Pour les autorités sanitaires, ce temps gagné sur l’épidémie est précieux. D’abord pour passer le pic de grippe saisonnière et libérer de la place dans les hôpitaux. Ensuite pour mettre l’ensemble du système sanitaire en ordre de bataille. «On a quelques jours de plus que l’Italie pour se préparer, c’est un avantage», souligne le professeur Rémi Salomon, président de la commission médicale d’établissement de l’Assistance publique - Hôpitaux de Paris. «Cela nous permet de limiter les risques de se retrouver dans l’incapacité de soigner quand la vague de malades du coronavirus va arriver, en fin de semaine ou en début de semaine prochaine.» Vendredi, le ministre de la Santé, Olivier Véran, a annoncé l’activation nationale du «plan blanc» dans les hôpitaux, dispositif qui, en cas de situation sanitaire exceptionnelle, leur donne la possibilité d’user de tous les moyens pour accueillir un afflux de patients. Concrètement, tous les personnels médicaux et paramédicaux peuvent être rappelés, des lits supplémentaires ouverts et des interventions non indispensables reportées. «On est supermobilisés, insiste le professeur Salomon. Les besoins risquant d’être importants, on s’emploie à dégager des lits en réanimation, et des respirateurs. Il nous faut aussi du personnel paramédical en nombre suffisant. On réfléchit à des solutions.» Pour cause, le personnel infirmier manque cruellement, notamment à Paris et en région parisienne : fin novembre, un mois avant l’émergence en Chine du coronavirus, 500 postes étaient vacants au sein de l’AP-HP…

A quel prix ?

La protection du personnel soignant en poste est du coup considérée comme une priorité au ministère de la Santé. Vu les besoins qui s’annoncent, plus question de les confiner en cas de suspicion de contamination, comme ce fut le cas pour les hôpitaux de Creil, Compiègne et Tenon au début de l’épidémie. D’où la décision de leur réserver les masques FFP2, dit à bec de canard, plus efficaces pour se prémunir contre le coronavirus.
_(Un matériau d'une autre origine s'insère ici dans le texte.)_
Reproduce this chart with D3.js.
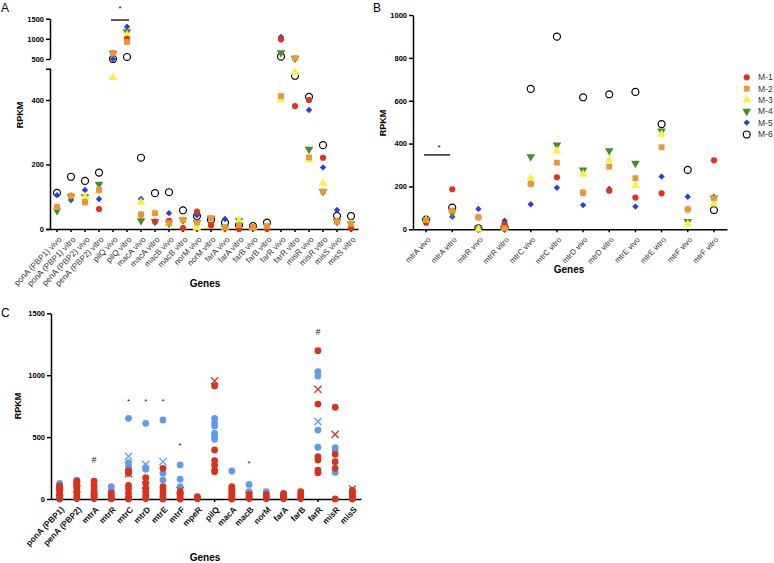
<!DOCTYPE html>
<html>
<head>
<meta charset="utf-8">
<script src="https://cdn.jsdelivr.net/npm/d3@7"></script>
<style>
  body { margin: 0; background: #fff; }
  svg { font-family: "Liberation Sans", Arial, sans-serif; }
</style>
</head>
<body>
<svg id="chart" width="774" height="563"></svg>
<script>
// ---- data -------------------------------------------------------------
const seriesNames = ["M-1", "M-2", "M-3", "M-4", "M-5", "M-6"];

const aCategories = [
  "ponA (PBP1) vivo", "ponA (PBP1) vitro", "penA (PBP2) vivo", "penA (PBP2) vitro",
  "pilQ vivo", "pilQ vitro", "macA vivo", "macA vitro", "macB vivo", "macB vitro",
  "norM vivo", "norM vitro", "farA vivo", "farA vitro", "farB vivo", "farB vitro",
  "farR vivo", "farR vitro", "misR vivo", "misR vitro", "misS vivo", "misS vitro"
];
// one value per category, per sample
const aM1 = [68, 103, 83, 62, 641, 1003, 45, 23, 25, 3, 54, 12, 4, 0, 5, 1, 988, 381, 400, 221, 23, 2];
const aM2 = [68, 103, 83, 121, 641, 922, 45, 49, 18, 28, 20, 33, 4, 12, 5, 9, 412, 517, 222, 116, 23, 16];
const aM3 = [68, 103, 100, 118, 470, 1095, 83, 49, 18, 28, 4, 12, 4, 26, 5, 9, 402, 485, 215, 142, 23, 16];
const aM4 = [57, 100, 100, 139, 641, 1177, 26, 23, 18, 28, 20, 33, 4, 26, 5, 9, 656, 517, 247, 116, 23, 16];
const aM5 = [105, 90, 121, 93, 500, 1301, 93, 49, 49, 28, 43, 33, 31, 12, 5, 9, 1046, 517, 369, 191, 59, 16];
const aM6 = [112, 162, 149, 175, 500, 550, 221, 111, 114, 58, 40, 28, 20, 12, 9, 20, 557, 475, 410, 260, 41, 40];
const aLowTicks = [0, 200, 400];
const aHighTicks = [500, 1000, 1500];

const bCategories = [
  "mtrA vivo", "mtrA vitro", "mtrR vivo", "mtrR vitro", "mtrC vivo", "mtrC vitro",
  "mtrD vivo", "mtrD vitro", "mtrE vivo", "mtrE vitro", "mtrF vivo", "mtrF vitro"
];
const bM1 = [31, 187, 56, 25, 211, 243, 171, 180, 148, 168, 93, 322];
const bM2 = [43, 87, 56, 5, 211, 311, 171, 292, 239, 383, 93, 145];
const bM3 = [43, 87, 0, 5, 238, 367, 257, 323, 204, 443, 25, 118];
const bM4 = [43, 75, 5, 5, 339, 393, 277, 367, 308, 459, 36, 145];
const bM5 = [43, 59, 95, 40, 117, 194, 113, 188, 106, 246, 152, 152];
const bM6 = [45, 101, 5, 8, 655, 899, 616, 630, 641, 491, 277, 90];
const bTicks = [0, 200, 400, 600, 800, 1000];

const cGenes = [
  "ponA (PBP1)", "penA (PBP2)", "mtrA", "mtrR", "mtrC", "mtrD", "mtrE", "mtrF", "mpeR",
  "pilQ", "macA", "macB", "norM", "farA", "farB", "farR", "misR", "misS"
];
const cBlue = [
  [127, 112, 90], [153, 140, 125], [45, 30], [100, 70], [652, 293, 262, 235],
  [611, 253, 240], [638, 207, 153], [275, 160, 100], [],
  [652, 615, 590, 530, 505, 482], [226], [118, 59], [59], [], [],
  [1028, 993, 557, 418], [415, 390, 215], []
];
const cRed = [
  [105, 90, 70, 50, 30, 10, 0], [145, 125, 105, 80, 55, 25, 5], [145, 110, 90, 60, 40, 20, 5],
  [50, 32, 15, 2], [226, 207, 110, 83, 46, 15, 0], [172, 127, 86, 60, 30, 5],
  [248, 100, 72, 45, 20, 0], [60, 45, 20, 0], [19, 10, 3],
  [913, 396, 310, 275, 234, 221], [100, 85, 70, 50, 30, 15, 0], [35, 19, 5],
  [38, 20, 5], [46, 30, 15, 3], [59, 40, 20, 5],
  [1198, 767, 342, 315, 234, 213], [741, 361, 301, 248, 0], [70, 50, 30, 15, 0]
];
const cRedMean = [55, 80, null, null, 205, 113, null, 67, null, 955, null, 30, null, null, null, 886, 522, 81];
const cBlueMean = [null, null, null, null, 345, 280, 301, null, null, null, null, null, null, null, null, 625, null, null];
const cTicks = [0, 500, 1000, 1500];
// significance marks: [gene, symbol, value at baseline]
const cMarks = [["mtrA", "#", 290], ["mtrC", "*", 768], ["mtrD", "*", 768], ["mtrE", "*", 768],
  ["mtrF", "*", 412], ["macB", "*", 266], ["farR", "#", 1321]];

// ---- styles -----------------------------------------------------------
const colors = ["#e2311d", "#f0952f", "#f9f23a", "#4a8b2b", "#2a3ce6", "none"];
const symbolType = [d3.symbolCircle, d3.symbolSquare, d3.symbolTriangle, d3.symbolTriangle, d3.symbolSquare, d3.symbolCircle];
const symbolSize = [30, 34, 32, 32, 20, 38];
const symbolRotate = [0, 0, 0, 180, 45, 0];
const drawOrder = [5, 4, 3, 2, 0, 1];
const cRedColor = "#d8321b", cBlueColor = "#5c9cee";
const fmt = d3.format("d");

const svg = d3.select("#chart");

function styleAxis(g) {
  g.select(".domain").attr("stroke-width", 1.5);
  g.selectAll(".tick line").attr("stroke-width", 1.5);
}
function yAxis(g, scale, ticks, outer = 0) {
  g.call(d3.axisLeft(scale).tickValues(ticks).tickFormat(fmt).tickSize(4).tickSizeOuter(outer).tickPadding(2));
  styleAxis(g);
  g.selectAll("text").attr("font-size", 7.5).attr("font-weight", "bold");
}
function xAxis(g, scale, fontSize, bold) {
  g.call(d3.axisBottom(scale).tickSize(3).tickSizeOuter(0));
  styleAxis(g);
  g.selectAll("text")
    .attr("x", 0).attr("y", 0).attr("dy", "0.35em")
    .attr("transform", "translate(3,9) rotate(-46)")
    .attr("text-anchor", "end")
    .attr("font-size", fontSize)
    .attr("font-weight", bold ? "bold" : "normal")
    .attr("fill", bold ? "#111" : "#333");
}
function marker(g, s, x, y) {
  const p = g.append("path")
    .attr("d", d3.symbol(symbolType[s], symbolSize[s])())
    .attr("transform", `translate(${x},${y}) rotate(${symbolRotate[s]})`);
  if (s === 5) p.attr("fill", "none").attr("stroke", "#000").attr("stroke-width", 1.2);
  else p.attr("fill", colors[s]);
}
function label(text, x, y, size, opts = {}) {
  const t = svg.append("text").attr("x", x).attr("y", y).attr("font-size", size).text(text);
  if (opts.bold) t.attr("font-weight", "bold");
  if (opts.anchor) t.attr("text-anchor", opts.anchor);
  if (opts.rotate) t.attr("transform", `rotate(-90,${x},${y})`);
  return t;
}

// ---- panel A ----------------------------------------------------------
const aX = d3.scaleBand().domain(aCategories).range([50, 358]).padding(0);
const aLow = d3.scaleLinear().domain([0, 497]).range([229, 68.7]);
const aHigh = d3.scaleLinear().domain([500, 1500]).range([59, 18.7]);
const aY = v => (v >= 500 ? aHigh(v) : aLow(v));
const aSeries = [aM1, aM2, aM3, aM4, aM5, aM6];

const gA = svg.append("g");
yAxis(gA.append("g").attr("transform", "translate(50,0)"), aLow, aLowTicks, 4);
yAxis(gA.append("g").attr("transform", "translate(50,0)"), aHigh, aHighTicks);
xAxis(gA.append("g").attr("transform", "translate(0,229)"), aX, 8.2, false);

const aPts = gA.append("g");
drawOrder.forEach(s => {
  aCategories.forEach((c, i) => marker(aPts, s, aX(c) + aX.bandwidth() / 2, aY(aSeries[s][i])));
});
// significance
gA.append("line")
  .attr("x1", aX("pilQ vivo") + 5).attr("x2", aX("pilQ vitro") + aX.bandwidth() - 5)
  .attr("y1", aHigh(1467)).attr("y2", aHigh(1467))
  .attr("stroke", "#000").attr("stroke-width", 1.3);
gA.append("text")
  .attr("x", aX("pilQ vitro")).attr("y", aHigh(1690))
  .attr("text-anchor", "middle").attr("font-size", 8).text("*");

label("A", 1, 12, 12);
label("RPKM", 23, 115, 9, { bold: true, anchor: "middle", rotate: true });
label("Genes", 205, 287, 10, { bold: true, anchor: "middle" });

// ---- panel B ----------------------------------------------------------
const bX = d3.scaleBand().domain(bCategories).range([413, 727]).padding(0);
const bY = d3.scaleLinear().domain([0, 1000]).range([229.3, 15]);
const bSeries = [bM1, bM2, bM3, bM4, bM5, bM6];

const gB = svg.append("g");
yAxis(gB.append("g").attr("transform", "translate(413,0)"), bY, bTicks);
xAxis(gB.append("g").attr("transform", "translate(0,229.3)"), bX, 7.8, false);

const bPts = gB.append("g");
drawOrder.forEach(s => {
  bCategories.forEach((c, i) => marker(bPts, s, bX(c) + bX.bandwidth() / 2, bY(bSeries[s][i])));
});
gB.append("line")
  .attr("x1", bX("mtrA vivo") + 11).attr("x2", bX("mtrA vitro") + 11)
  .attr("y1", bY(347)).attr("y2", bY(347))
  .attr("stroke", "#000").attr("stroke-width", 1.3);
gB.append("text")
  .attr("x", bX("mtrA vivo") + bX.bandwidth()).attr("y", bY(370))
  .attr("text-anchor", "middle").attr("font-size", 8).text("*");

// legend
const leg = gB.append("g");
const legY = [77.3, 88.7, 100, 111.3, 122.6, 134.5];
seriesNames.forEach((n, s) => {
  marker(leg, s, 746.7, legY[s]);
  leg.append("text").attr("x", 758).attr("y", legY[s]).attr("dy", "0.35em")
    .attr("font-size", 8.5).attr("fill", "#333").text(n);
});

label("B", 373, 12, 12);
label("RPKM", 386, 123, 9, { bold: true, anchor: "middle", rotate: true });
label("Genes", 569, 273, 10, { bold: true, anchor: "middle" });

// ---- panel C ----------------------------------------------------------
const cX = d3.scaleBand().domain(cGenes).range([51, 361]).padding(0);
const cY = d3.scaleLinear().domain([0, 1500]).range([499, 313.3]);
const cx = g => cX(g) + cX.bandwidth() / 2;

const gC = svg.append("g");
yAxis(gC.append("g").attr("transform", "translate(51,0)"), cY, cTicks);
xAxis(gC.append("g").attr("transform", "translate(0,499)"), cX, 8.4, true);

const cPts = gC.append("g");
function cross(g, x, y, color) {
  g.append("path")
    .attr("d", `M${x - 3.6},${y - 3.6}L${x + 3.6},${y + 3.6}M${x - 3.6},${y + 3.6}L${x + 3.6},${y - 3.6}`)
    .attr("stroke", color).attr("stroke-width", 1.3).attr("fill", "none");
}
cGenes.forEach((g, i) => {
  cBlue[i].forEach(v => cPts.append("circle").attr("cx", cx(g)).attr("cy", cY(v)).attr("r", 3.4).attr("fill", cBlueColor));
  if (cBlueMean[i] != null) cross(cPts, cx(g), cY(cBlueMean[i]), cBlueColor);
});
cGenes.forEach((g, i) => {
  cRed[i].forEach(v => cPts.append("circle").attr("cx", cx(g)).attr("cy", cY(v)).attr("r", 3.4).attr("fill", cRedColor));
  if (cRedMean[i] != null) cross(cPts, cx(g), cY(cRedMean[i]), cRedColor);
});
cMarks.forEach(([g, sym, v]) => {
  gC.append("text").attr("x", cx(g)).attr("y", cY(v))
    .attr("text-anchor", "middle").attr("font-size", sym === "#" ? 9 : 8).attr("fill", "#222").text(sym);
});

label("C", 1, 317, 12);
label("RPKM", 21, 406, 9, { bold: true, anchor: "middle", rotate: true });
label("Genes", 205, 561, 10, { bold: true, anchor: "middle" });
</script>
</body>
</html>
Toutes ces mesures seront-elles suffisantes ? «Je suis dubitatif», admet le professeur François Boué, chef de service de médecine interne à l’hôpital Antoine-Béclère. «Le ministre a tourné le volant mais la voiture ne bouge pas vraiment. Nos lits de réanimation sont déjà occupés par des patients en situation grave, parfois critique. Le système de tarification à l’activité en vigueur depuis dix ans fait que l’on n’a plus aucune marge de manœuvre.» A l’AP-HP, on confirme : 90 % des 1 500 lits de réanimation de son réseau sont occupés. D’où les efforts déployés par les centres hospitaliers de référence, comme Bichat et la Pitié-Salpêtrière, pour augmenter leur capacité d’accueil. De fait, peu de praticiens en doutent : l’hôpital public sera à la hauteur de l’épidémie de coronavirus. Mais à quel prix ? «Quand on fera le bilan, avertit le professeur Boué, il ne faudra pas seulement s’intéresser au nombre de morts par coronavirus, mais à tous les décès que va entraîner l’absence de possibilité de prise en charge des accidents vasculaires cérébraux, des infarctus du myocarde ou des septicémies faute de lits disponibles en réanimation.»